Le poème de Laâbi cristallise le long périple de l'objet comme en quelques notes sur un luth, d'un air majestueux, lyrique et qui s'éteint en laissant d'intenses échos. La peinture de Sadouk vient comme une contrebasse, à la fois avec gravité et douceur, complice, prolongeant la résonance.
Le musée portatif est aussi boîte à musique. Musique de chambre. Ils chuchotent, les deux amis, se souviennent, s'émerveillent...
L'encrier charrie son bleu depuis l'Al-Andalus, rescapé de l'autodafé, Sadouk le fait apparaître comme une citadelle, les ciseaux et stylos y sont comme «Des oiseaux métalliques».
Laâbi n'aimerait pas que l'on dissèque son poème, mais les ciseaux étaient là. Chaire, mihrab, trône, c'est la «Chaise de circoncis». Objets monuments, comme cette étagère à niche qui se fait temple. Les peintures sont en noir et blanc, aquarelles lumineuses qui se diluent comme dans un rêve.

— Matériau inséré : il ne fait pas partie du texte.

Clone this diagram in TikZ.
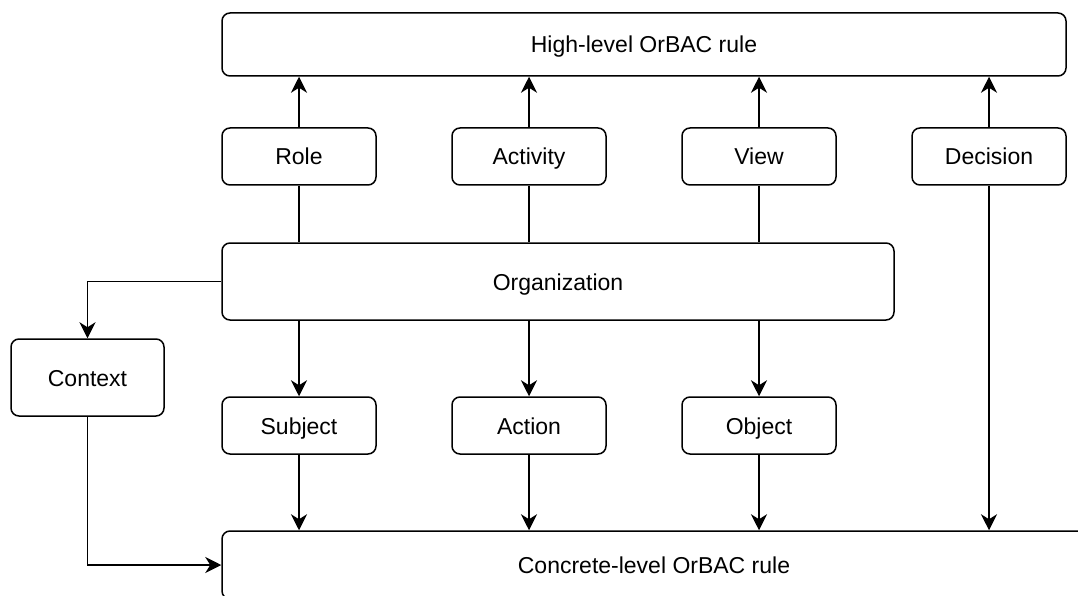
\documentclass[tikz,border=0pt]{standalone}
\usepackage{fontspec}
\setmainfont{Liberation Sans}
\usetikzlibrary{arrows.meta}
\begin{document}
\begin{tikzpicture}[x=1pt,y=-1pt,
  box/.style={draw, line width=1.5pt, rounded corners=8pt, inner sep=0pt, align=center,
    font=\fontsize{23}{27}\selectfont, text height=17pt, text depth=0pt},
  arr/.style={line width=1.5pt, -{Stealth[length=16pt,width=16pt,inset=5pt]}},
  ln/.style={line width=1.5pt}]
\clip (0,0) rectangle (1078,596);
\fill[white] (0,0) rectangle (1078,596);
\node[box, minimum width=844pt, minimum height=63pt] (high) at (644,44.5) {High-level OrBAC rule};
\node[box, minimum width=154pt, minimum height=57pt] (role) at (299,156.5) {Role};
\node[box, minimum width=154pt, minimum height=57pt] (activity) at (529,156.5) {Activity};
\node[box, minimum width=154pt, minimum height=57pt] (view) at (759,156.5) {View};
\node[box, minimum width=154pt, minimum height=57pt] (decision) at (989,156.5) {Decision};
\node[box, minimum width=672pt, minimum height=77pt] (org) at (558,281.5) {Organization};
\node[box, minimum width=153pt, minimum height=77pt] (context) at (87.5,377.5) {Context};
\node[box, minimum width=154pt, minimum height=57pt] (subject) at (299,425.5) {Subject};
\node[box, minimum width=154pt, minimum height=57pt] (action) at (529,425.5) {Action};
\node[box, minimum width=154pt, minimum height=57pt] (object) at (759,425.5) {Object};
\node[box, minimum width=864pt, minimum height=68pt] (concrete) at (654,565) {Concrete-level OrBAC rule};
% up arrows
\foreach \n in {role,activity,view,decision}
  \draw[arr] (\n.north) -- (\n.north |- high.south);
% lines from org
\foreach \n in {role,activity,view}
  \draw[ln] (\n.south) -- (\n.south |- org.north);
% org to lower
\foreach \n in {subject,action,object}{
  \draw[arr] (\n.north |- org.south) -- (\n.north);
  \draw[arr] (\n.south) -- (\n.south |- concrete.north);
}
\draw[arr] (org.west) -| (context.north);
\draw[arr] (context.south) |- (concrete.west);
\draw[arr] (decision.south) -- (decision.south |- concrete.north);
\end{tikzpicture}
\end{document}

Dans d'autres poèmes il peint Kacimi, Gharbaoui, Saladi, Miloudi, Chebaâ, Mahdaoui, toiles accrochées au musée. Puis un bonhomme chinois «échoué sur la table», ... Les portraits de la mère et du père, les empereurs du musée.
Il évoque l'école coranique, le grand bâtisseur de la mémoire, la formation dont rayonne toujours la «baraka», quoi qu'il dise. Le soleil «jaune», or, éclatant, rayonne toujours.